The sentence of three to ten years was a lawful and proper sentence. The provision that the final three months of the sentence be served at the Wyoming State Hospital at Evanston, Wyoming, exceeded the jurisdiction of the court and it is stricken. There remains the sentence of three to ten years and this sentence must be served in the Wyoming State Penitentiary at Raw-lins, Wyoming. This is in accord with the statute under which appellant was convicted. The judgment and sentence, therefore, is modified by striking therefrom the paragraph requiring the last three months of the sentence to be served at the state hospital; and, with this modification, the judgment and sentence is affirmed.

. Section 6-4-601, W.S.1977, in effect at the time of this offense, provided:

"Whoever with malicious intent to maim or disfigure, cuts, bites or slits the nose, ear or lip, cuts out or disables the tongue, puts out or destroys an eye, cuts off or disables a limb or any member of another person, is guilty of mayhem, and shall be imprisoned in the penitentiary not more than fourteen (14) years.”
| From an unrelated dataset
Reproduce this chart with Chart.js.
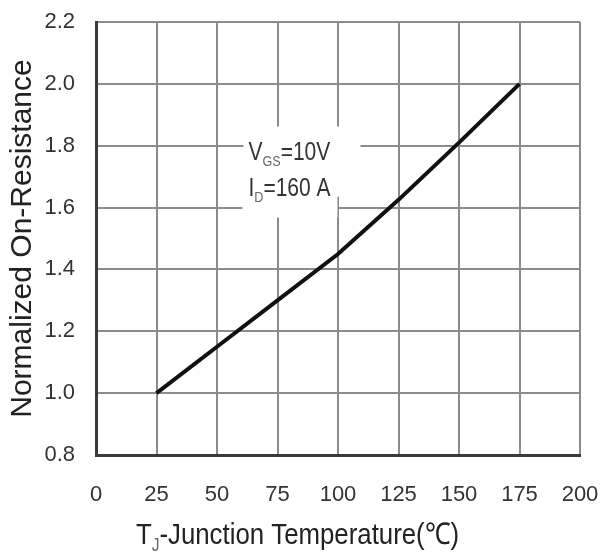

. Section 7-240, W.S.1957.

. Section 7-ll-305(a), W.S.1977, provides:

"(a) When a defendant couples a plea of not guilty with a plea of not guilty by reason of mental illness or deficiency, there shall be a sequential order of proof before the same jury in a continuous trial. First, evidence shall be heard and a special verdict taken on whether the defendant in fact committed the acts charged in the alleged criminal offense. If by special verdict the jury finds that the defendant did in fact commit such acts, then evidence shall be heard on the remaining elements of the alleged criminal offense and on the issue of the mental responsibility of the defendant. In addition to other forms of verdict- submitted to the jury, the court shall submit a verdict by which the jury may find the defendant not guilty by reason of mental illness or deficiency excluding responsibility."

.Section 7-U-303(b), W.S.1977, provides:

"(b) The district court shall order an examination of the accused by a designated examiner. The order may include, but is not limited to, an examination at the Wyoming state hospital on an inpatient or outpatient basis, the utilization of local mental health centers on an inpatient or outpatient basis, or the examination of the accused, should he be incarcerated for any reason, at his place of detention. In selecting the examination site, the court may consider proximity to the court, availability of an examiner or examiners, and the necessity for security precautions. If the order provides for commitment of the accused to a designated facility, the commitment shall continue no longer than a thirty (30) day period for the study of the mental condition of the accused.”